Since the beginning of the tenancy, the tenant has only paid two months' rent. After this, the amount of rent rate paid was first reduced due to the flat allegedly being uninhabitable - and shortly thereafter discontinued. Due to non-payment of rent, a claim for payment was issued and an eviction procedure initiated in 2002 - i.e. 5 years ago!!!! There were numerous interruptions of the proceeding due to passive actions induced by the tenant. As the tenant has been representing herself wherever possible for some time now (the tenant initially engaged several solicitors), which means those presiding over the hearings must fulfil their special guidance and instruction duties towards unrepresented parties. This has caused repeated delays.
The following procedures are being/have been carried out:
- Assessment of the appropriateness of the level of rent
- Operating costs
- Uninhabitable state (due to tenant's own remodeling activities)
- Criminal proceedings against the tenant due to fraud
- Private insolvency was dismissed on the grounds of insufficient assets
As the tenant did not pay her electricity bill either, the electricity was switched off. Damages hitherto amount to approx. EUR 400,000. There is still as yet no end of the proceedings in sight.
After 6,5 years there was a default judgement. The tenant was criminal convicted, all outstanding proceedings abandoned and the devastated flat was taken back.
Since January 2006, the tenant has been retaining approx. 80% of the total rent due on the grounds of alleged impairment due to odour nuisance resulting from smokers in the stairway. The landlord instigated action for payment of rent and eviction.
Rent arrears amount to approx. EUR 40,000.
After 2,5 years there was a court settlement in which the landlord granted minimal rent reduction but had to bear his attorney's fees.

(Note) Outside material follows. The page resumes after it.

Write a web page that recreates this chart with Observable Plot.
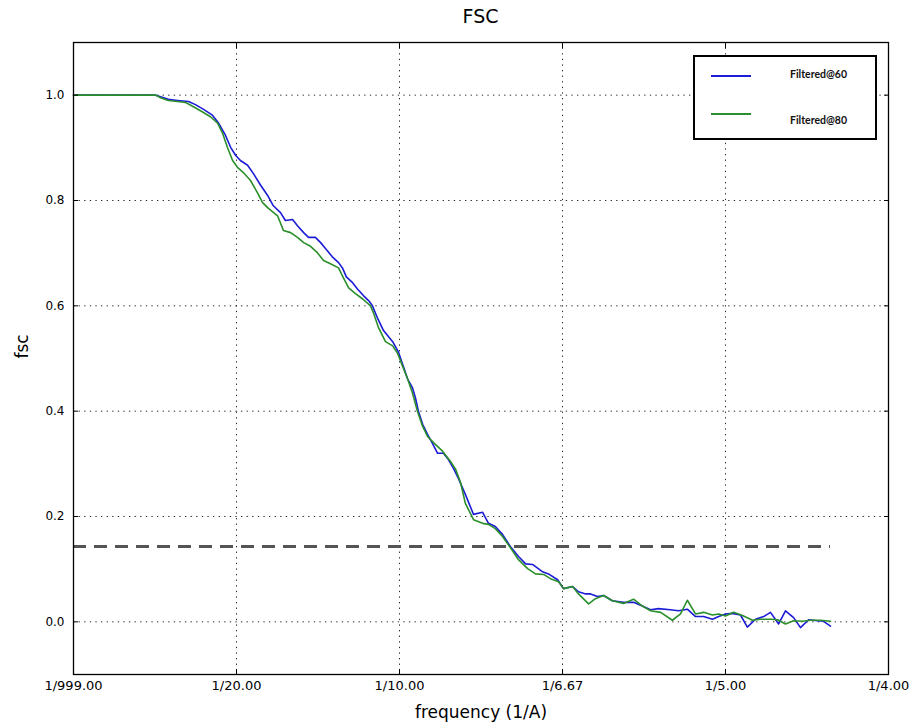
<!DOCTYPE html>
<html><head><meta charset="utf-8">
<script src="https://cdn.jsdelivr.net/npm/d3@7"></script>
<script src="https://cdn.jsdelivr.net/npm/@observablehq/plot@0.6"></script>
<style>
body{margin:0;background:#fff;}
#wrap{position:relative;width:914px;height:725px;font-family:"DejaVu Sans",sans-serif;}
#title{position:absolute;left:73px;width:815px;top:5px;text-align:center;font-size:19px;font-family:"DejaVu Sans",sans-serif;color:#000;}
#legend{position:absolute;left:693px;top:55px;width:184px;height:85px;box-sizing:border-box;border:2px solid #000;background:#fff;}
.sw{position:absolute;left:16px;width:40px;height:0;border-top:2px solid;}
.lt{position:absolute;left:95px;font-family:Lato,"Open Sans",sans-serif;font-weight:700;font-size:10.5px;color:#111;line-height:12px;}
</style></head>
<body><div id="wrap"><div id="title">FSC</div></div>
<script>
// Data (frequency in 1/A, FSC value)
const freq60 = [0,0.0252,0.0267,0.0291,0.0319,0.0353,0.0374,0.0399,0.0426,0.0445,0.0466,0.0482,0.0497,0.0512,0.0534,0.0552,0.0574,0.0595,0.0613,0.0635,0.0650,0.0672,0.0687,0.0706,0.0721,0.0742,0.0758,0.0773,0.0794,0.0813,0.0825,0.0837,0.0856,0.0871,0.0890,0.0905,0.0917,0.0933,0.0951,0.0979,0.0997,0.1009,0.1025,0.1040,0.1049,0.1058,0.1071,0.1086,0.1101,0.1117,0.1135,0.1150,0.1166,0.1181,0.1202,0.1227,0.1255,0.1273,0.1294,0.1316,0.1340,0.1365,0.1387,0.1408,0.1439,0.1457,0.1485,0.1503,0.1531,0.1549,0.1571,0.1586,0.1607,0.1626,0.1653,0.1687,0.1718,0.1745,0.1770,0.1794,0.1831,0.1856,0.1883,0.1908,0.1933,0.1960,0.1979,0.2000,0.2021,0.2046,0.2067,0.2092,0.2117,0.2138,0.2163,0.2184,0.2209,0.2230,0.2255,0.2282,0.2301,0.2322];
const fsc60 = [1.0,1.0,0.997,0.992,0.990,0.988,0.982,0.973,0.962,0.947,0.924,0.901,0.886,0.876,0.867,0.851,0.829,0.810,0.790,0.777,0.762,0.764,0.752,0.739,0.730,0.730,0.720,0.709,0.693,0.682,0.672,0.655,0.644,0.632,0.619,0.610,0.600,0.576,0.553,0.532,0.512,0.490,0.461,0.444,0.425,0.400,0.375,0.356,0.339,0.320,0.320,0.308,0.291,0.272,0.242,0.204,0.208,0.187,0.181,0.166,0.143,0.124,0.110,0.109,0.095,0.091,0.080,0.063,0.067,0.057,0.053,0.053,0.048,0.050,0.040,0.037,0.037,0.030,0.023,0.025,0.023,0.021,0.024,0.010,0.010,0.005,0.010,0.015,0.016,0.013,-0.010,0.005,0.010,0.018,-0.004,0.021,0.008,-0.011,0.004,0.002,0.001,-0.008];
const freq80 = [0,0.0252,0.0267,0.0291,0.0319,0.0344,0.0368,0.0396,0.0420,0.0442,0.0457,0.0472,0.0488,0.0503,0.0521,0.0543,0.0564,0.0580,0.0598,0.0626,0.0644,0.0666,0.0687,0.0706,0.0727,0.0748,0.0767,0.0788,0.0813,0.0828,0.0844,0.0865,0.0887,0.0911,0.0920,0.0936,0.0957,0.0979,0.0994,0.1009,0.1025,0.1040,0.1055,0.1071,0.1086,0.1110,0.1132,0.1156,0.1172,0.1187,0.1202,0.1227,0.1255,0.1273,0.1294,0.1316,0.1340,0.1365,0.1393,0.1417,0.1442,0.1463,0.1488,0.1503,0.1531,0.1549,0.1580,0.1601,0.1626,0.1653,0.1687,0.1718,0.1745,0.1770,0.1801,0.1837,0.1862,0.1883,0.1908,0.1933,0.1960,0.1979,0.2000,0.2025,0.2052,0.2083,0.2107,0.2138,0.2160,0.2184,0.2209,0.2236,0.2261,0.2291,0.2322];
const fsc80 = [1.0,1.0,0.995,0.990,0.988,0.986,0.978,0.968,0.959,0.947,0.928,0.901,0.876,0.863,0.853,0.838,0.815,0.796,0.785,0.771,0.743,0.739,0.730,0.720,0.713,0.701,0.686,0.680,0.672,0.653,0.634,0.623,0.613,0.600,0.587,0.558,0.532,0.524,0.510,0.486,0.461,0.434,0.400,0.371,0.352,0.337,0.324,0.305,0.290,0.265,0.225,0.194,0.187,0.185,0.177,0.162,0.141,0.118,0.101,0.091,0.090,0.082,0.076,0.063,0.067,0.053,0.034,0.044,0.050,0.040,0.035,0.043,0.030,0.021,0.018,0.003,0.015,0.041,0.015,0.018,0.013,0.015,0.011,0.018,0.012,0.003,0.005,0.005,0.004,-0.004,0.002,0.001,0.003,0.003,0.001];
const seriesNames = ["Filtered@60", "Filtered@80"];
const seriesColors = ["#1c1cd6", "#2b8f2b"];
const xTicks = [0, 0.05, 0.1, 0.15, 0.2, 0.25];
const xTickLabels = ["1/999.00", "1/20.00", "1/10.00", "1/6.67", "1/5.00", "1/4.00"];
const yTicks = [0, 0.2, 0.4, 0.6, 0.8, 1.0];
const threshold = 0.143;
const thresholdEnd = 0.2322;

const rows = [
  ...freq60.map((f, i) => ({f, v: fsc60[i], s: seriesNames[0]})),
  ...freq80.map((f, i) => ({f, v: fsc80[i], s: seriesNames[1]}))
];

const noText = () => "";
const chart = Plot.plot({
  width: 914, height: 725,
  marginTop: 42, marginBottom: 51, marginLeft: 73, marginRight: 26,
  style: {fontFamily: "DejaVu Sans", fontSize: "12px", background: "white", color: "black", overflow: "visible"},
  x: {type: "linear", domain: [0, 0.25]},
  y: {type: "linear", domain: [-0.1, 1.1]},
  color: {domain: seriesNames, range: seriesColors},
  marks: [
    Plot.gridX(xTicks.slice(1, -1), {stroke: "#000", strokeOpacity: 0.85, strokeWidth: 1, strokeDasharray: "1.3,4.3"}),
    Plot.gridY(yTicks, {stroke: "#000", strokeOpacity: 0.85, strokeWidth: 1, strokeDasharray: "1.3,4.3"}),
    Plot.ruleY([threshold], {x1: 0, x2: thresholdEnd, stroke: "#555", strokeWidth: 3, strokeDasharray: "13,8"}),
    Plot.line(rows, {x: "f", y: "v", z: "s", stroke: "s", strokeWidth: 1.6}),
    Plot.frame({stroke: "#000", strokeWidth: 1.3}),
    Plot.axisX(xTicks, {anchor: "bottom", tickSize: 0, tickPadding: 6, tickFormat: d => xTickLabels[xTicks.indexOf(d)], fontSize: 13, fontFamily: "DejaVu Sans", label: null}),
    Plot.axisX(xTicks, {anchor: "bottom", tickSize: -5, tickFormat: noText, label: null}),
    Plot.axisX(xTicks, {anchor: "top", tickSize: -5, tickFormat: noText, label: null}),
    Plot.axisY(yTicks, {anchor: "left", tickSize: 0, tickPadding: 9, tickFormat: d3.format(".1f"), fontSize: 12, label: null}),
    Plot.axisY(yTicks, {anchor: "left", tickSize: -5, tickFormat: noText, label: null}),
    Plot.axisY(yTicks, {anchor: "right", tickSize: -5, tickFormat: noText, label: null}),
    Plot.text(["frequency (1/A)"], {frameAnchor: "bottom", dy: 43, fontSize: 17, fontFamily: "DejaVu Sans"}),
    Plot.text(["fsc"], {frameAnchor: "left", dx: -51, rotate: -90, fontSize: 17, fontFamily: "DejaVu Sans"})
  ]
});
document.getElementById("wrap").appendChild(chart);

const legend = document.createElement("div");
legend.id = "legend";
seriesNames.forEach((name, i) => {
  const sw = document.createElement("div");
  sw.className = "sw";
  sw.style.top = (i === 0 ? 18 : 56) + "px";
  sw.style.borderTopColor = seriesColors[i];
  legend.appendChild(sw);
  const t = document.createElement("div");
  t.className = "lt";
  t.style.top = (i === 0 ? 11 : 57) + "px";
  t.textContent = name;
  legend.appendChild(t);
});
document.getElementById("wrap").appendChild(legend);
</script>
</body></html>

The tenant rented a low-priced undeveloped attic for the purpose of development at Börsenplatz, 1010 Vienna. The development procedure was instigated by the tenant at his cost (-low-budget remodeling procedure). Due to the duty of maintenance over the common parts of the property stipulated in the Tenancy Act, the landlord is obliged to cover the increased expenses resulting from the "low-budget remodeling by the tenant" for roof, insulation, and balconies, as well as for consequent damages incurred by the other tenants. Maintenance and refurbishment costs amounting to the price of a new flat have hitherto accrued to the landlord to date - while the rent paid for an "undeveloped attic" remains extremely low.
Landlords are continuously confronted with such cases where it is not possible to serve notices. The necessity of an appointed trustee not only generates immense costs, but loss of time as well - as the landlord is thus unable to tend to other business matters. This also presents the problem of a lack of enforceability within the registration system. Registration offences, false registrations or non-registration are all only deemed administrative offences.
The tenant, a private person, has died. The probate procedure is disputed, as no rent was paid. Business operations are continued by the leaseholder. It is not possible to issue a notice of termination during the pending probate procedure.
After a few years an out-of- court settlement proceeded to avoid long lasting legal costs.